I have worked with non-profits for 8 years and with homeless individuals for the past 9. During that time, I did a lot of reflecting. I thought about how frustrating it was to feel stifled - how I wanted to make an enormous impact. And move fast.
My job used to be running art groups in homeless shelters. Having to wait a year to hear back regarding grant proposals made moving fast impossible. More importantly, however, I thought about all of my friends in non-profits - how they were doing amazing work, but also how much of the work that they did not generate revenue. I didn't want to compete with them for grants.
I recognize that many non-profits generate revenue in order to survive and grow. But countless non-profits do not have the ability to generate revenue due to the cause they are championing. For example, homeless shelters that support domestic violence victims need to rely on grants.
I find it useful to think about the funding for non-profits with the help of an analogy: all foundation money and other grants are essentially a single pot of money. There are innumerable, worthy non-profits competing for a scoop from that single pot of money - 1.5 million non-profits in the U.S. alone, to be exact. I didn't want to compete against my friends at non-profits for a share of the pot of gold. Anything I received meant my friends would get precisely that much less. One cause's success is effectively another's obstacle.
I didn't want to rely on grant money to grow. I wanted to grow the pot of money.
There are countless talented homeless and disabled artists who need a marketplace to share their work with the community. I needed to solve this problem. Not just in Boston where I'm from, but nationally. And fast. I know so many individuals who can benefit from a marketplace now. Not 5 years from now.
That's why I decided, well aware of the potential for "vilification," to create a for-profit social enterprise - one that would be financially sustainable and scalable. And so we made ArtLifting a Delaware public benefit corporation, a new legal entity that combines high-growth business with a legally binding social mission. So far, it has proven to be the perfect fit. We have a double bottom line: to maximize both impact and financial growth.
At the risk of sounding like someone who is justifying her decision, however, I'd like to share with you the thought-process that led me to choose a for-profit model. For many reasons, I encourage others to realize that there is no need to apologize for using a for-profit entity to support a good cause.
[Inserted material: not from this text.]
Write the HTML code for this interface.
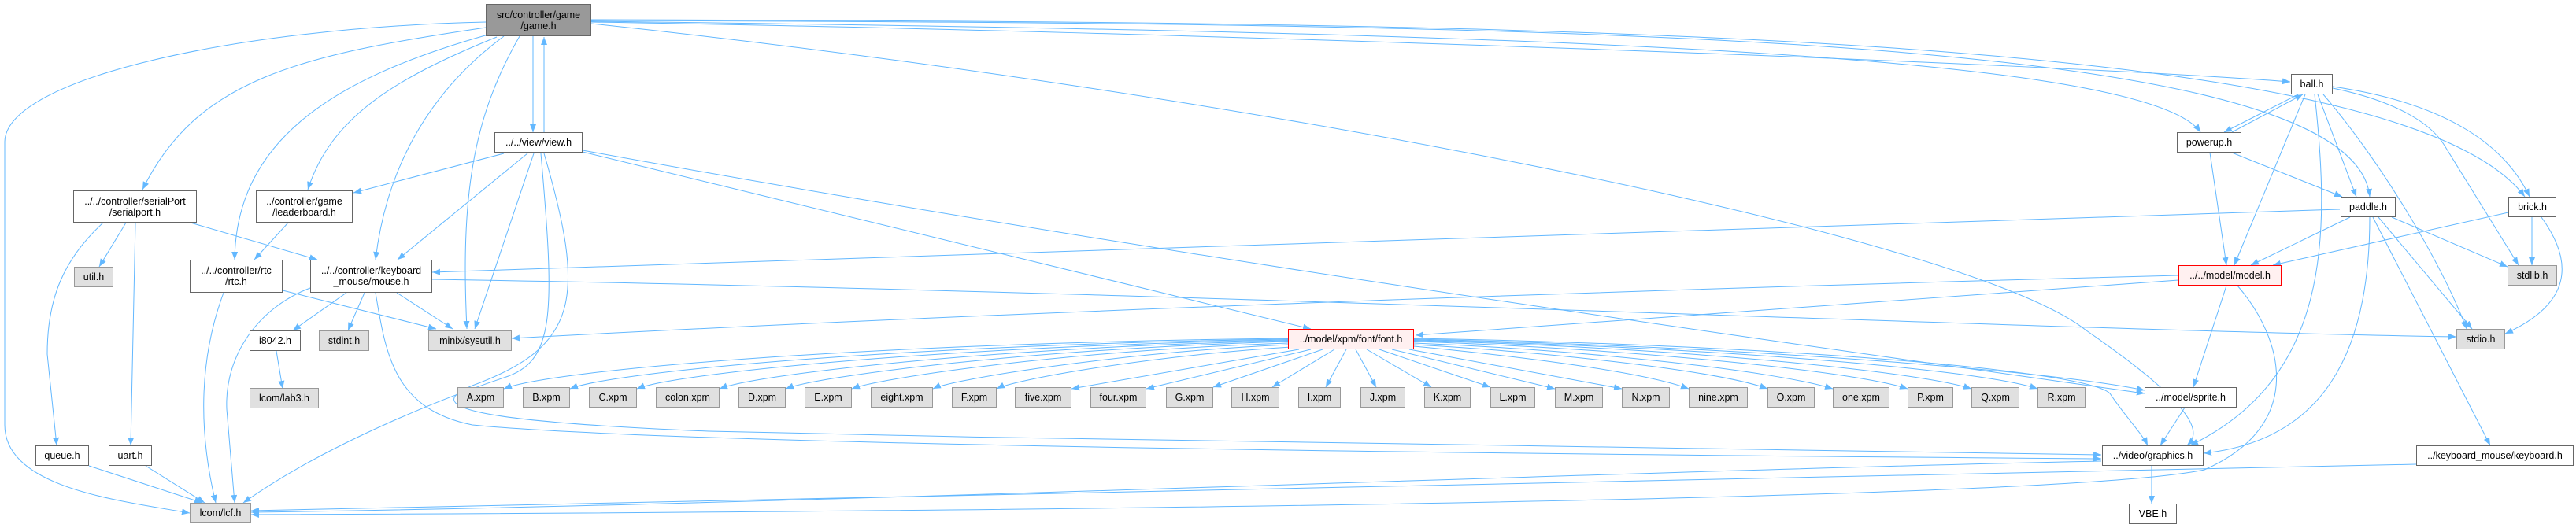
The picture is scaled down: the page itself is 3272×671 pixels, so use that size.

Firstly, if our mission is to benefit both current and future artists, it is imperative that ArtLifting is financially sustainable. As someone who works and sympathizes with homeless and disabled individuals, I understand how easy it can be to want to seek short-term solutions to immediate problems. However, after nearly a decade of working with these individuals, I have come to understand the importance of - yes, it's cheesy - dreaming bigger: seeking long-term solutions to big picture problems. And in order to do that, I learned that I needed to think about revenue generation whenever and wherever possible.
I want to maximize our artists' opportunity to earn their own income. Before we existed, many of the artists we work with had no outlet. The ones that did, were lucky if they could make $20 selling their originals on a street corner. We need to treat these artists with the respect that they deserve. Since we launched just a year a half ago, five of our artists have already gained housing. Original artworks have already sold for as much as $1700. Artists earn endless amounts of money since we sell prints as well as products. Being a benefit corporation is the perfect solution for us.
In considering scalability, we looked to other art companies for inspiration. Part of our value proposition to artists is that we treat them professionally. This isn't charity. Artists earn 55% of the profit from each sale and invest $0 to initiate the sales. ArtLifting artists have the chance to earn their proceeds as professionals. Artist Allen Chamberland explains: "I want to be treated as a regular artist. I know that if you go into a regular gallery they take 50%. I realize that any business has expenses that need to be covered. I don't expect this to be done for free, especially for the scale that it is at now."
We want to treat our artists with dignity. They don't want a hand out - they want to earn their own income. As we've heard from many of our artists, the power to earn generates hope. We view ourselves merely as the vehicle that connects them with the countless customers who love their work.
Social enterprises not only grow the pot of money, but also have the potential to give back to nonprofits. I still remember the helplessness I felt when I was running art groups - many women at the shelters were creating new art and in need of supplies immediately. I could do little else, however, but wait a year to hear back from foundations regarding their sparse grants - I dug through recycling centers to pull together supplies for the season; I posted on craigslist and biked around to strangers' homes to get donations. Often, donated paints were hardened and brushes stiffened. When ArtLifting grows into a large business, we will have the ability to donate high-quality art supplies to art programs across the country. I can't wait.
If you see a need in your community, I recommend that you first take time to reflect on the wealth of potential solutions. Can it generate revenue? If so, go for it. The next question is whether a non-profit or for-profit social enterprise the best fit? Remember that the most meaningful solution is often one that is financially sustainable and scalable. Don't shy away from a for-profit entity for fear of "selling out." A for-profit social enterprise is an investment - it offers the opportunity to grow fast and give back.